Report: Behind Florida's latest insolvent insurer lurks Bill Griffin of Riscorp scandal
Wake up and good morning. When Florida regulators last week ordered the liquidation of the insolvent American Keystone Insurance Co. of Jacksonville, a home and condominium insurer with about 7,600 policyholders, little did we know who was helping to pull the insurer's strings.
Bill Griffin. Yes, the one-time Sarasota entrepreneur who built up a worker's compensation insurance busines called Riscorp, only to see it collapse. The same Bill Griffin who somehow became part of the original ownership group of the Tampa Bay Devil Rays. and the same Bill Griffin who landed in prison for orchestrating illegal political contributions. (Photo of Griffin by AP's Mark Foley.)
The same Bill Griffin whose felony conviction, under federal law, is supposed to prevent him from such involvement in the insurance industry.
Public records uncovered by reporter Paige St. John at the Sarasota Herald-Tribune show Griffin's family members and business associates financed American Keystone Insurance and controlled its holding company. Griffin himself later became a director at the holding company that owned a controlling stake in the insurer, though the newspaper says his role was not clear. Here's the complete story worthy of a close read in the Herald-Tribune. But here's a CliffsNote version of the tale connecting Griffin's Riscorp to American Keystone:
* Riscorp's crash represents the second-largest insurance failure in Florida history.
* Griffin started Riscorp in 1996, taking it public in a $200 million offering and pocketing more than $60 million in bonuses in the process.
* Less than a year later, Riscorp was little more than a shell, its books indecipherable, its assets sold and five of its officers, including Griffin, indicted on campaign finance abuse charges.

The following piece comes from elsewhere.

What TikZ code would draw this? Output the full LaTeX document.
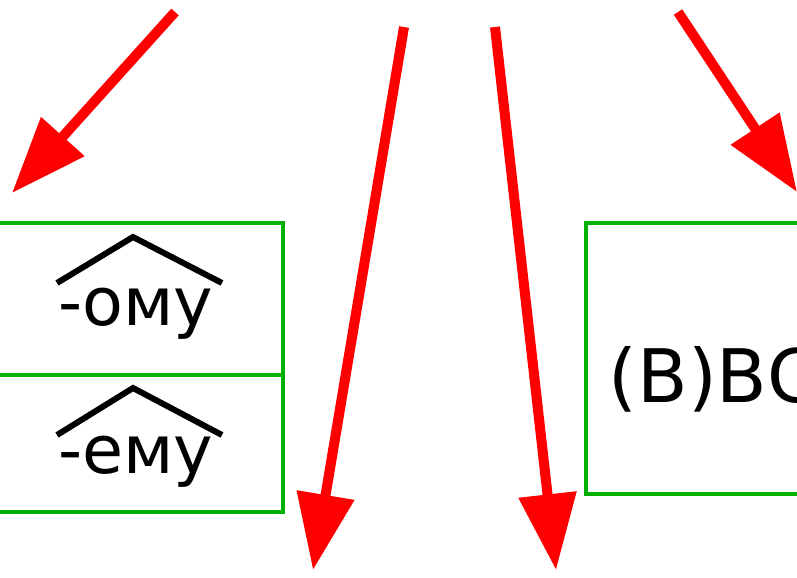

* Federal indictments alleged they had funneled over seven years more than $360,000 in illegal contributions to politicians. Among them: Former insurance commissioner Tom Gallagher; then-lawmaker Katherine Harris, and then-insurance commissioner (now U.S. Senator) Bill Nelson.
* Griffin, at the time worth more than a half-billion dollars, pleaded guilty to a single felony conspiracy charge and spent five months at a Panhandle prison camp.
* In 2006, a Sarasota company called Riscorp of Florida, which no longer listed Griffin as an officer and had formally changed its name to Greenstreet, lent the start-up American Keystone $7.2 million.
According to the Sarasota coverage, the new company applied to Florida insurance regulators for permission to operate. State regulators knew Griffin had indirect ties to the company but approved American Keystone's application because Griffin was not a director or officer in any of the companies involved.
Who owned American Keystone? A holding company called Sarasota Investor Group controlled by Griffin's son-in-law, Randal Salser, and three Griffin family trusts in the names of his son, John F. Griffin, and daughters Anna and Charlotte Griffin. Bill Griffin was not officially a part of American Keystone until later when, in 2008, Keystone told regulators that control of Sarasota Investors Group was being assumed by Greenstreet. Then, six weeks later and unknown to state regulators who had approved the transfer, reports the Herald-Tribune, Greenstreet filed corporate documents declaring Griffin as a new director.
Why do we care? Because for those who were around in the Riscorp days, the political scandal was significant. Because Tom Gallagher (read more of his involvement here), Katherine Harris (read more of her involvement here) and Bill Nelson (read more of his involvement here) were (and are) prominent political figures in Florida. Because Griffin briefly owned a piece of the Major League Baseball franchise in Tampa Bay. Because state insurance regulators were not properly policing the ownership role by a convicted felon of an insurance company. Because there's been little pick-up of the Herald-Tribune report, as the Florida media seems to lose more of its institutional memory to recall the fiasco that was Griffin's Riscorp.
Because a Florida insurance company affiliated with Griffin, American Keystone, had to be declared insolvent and ordered liquidated by the state.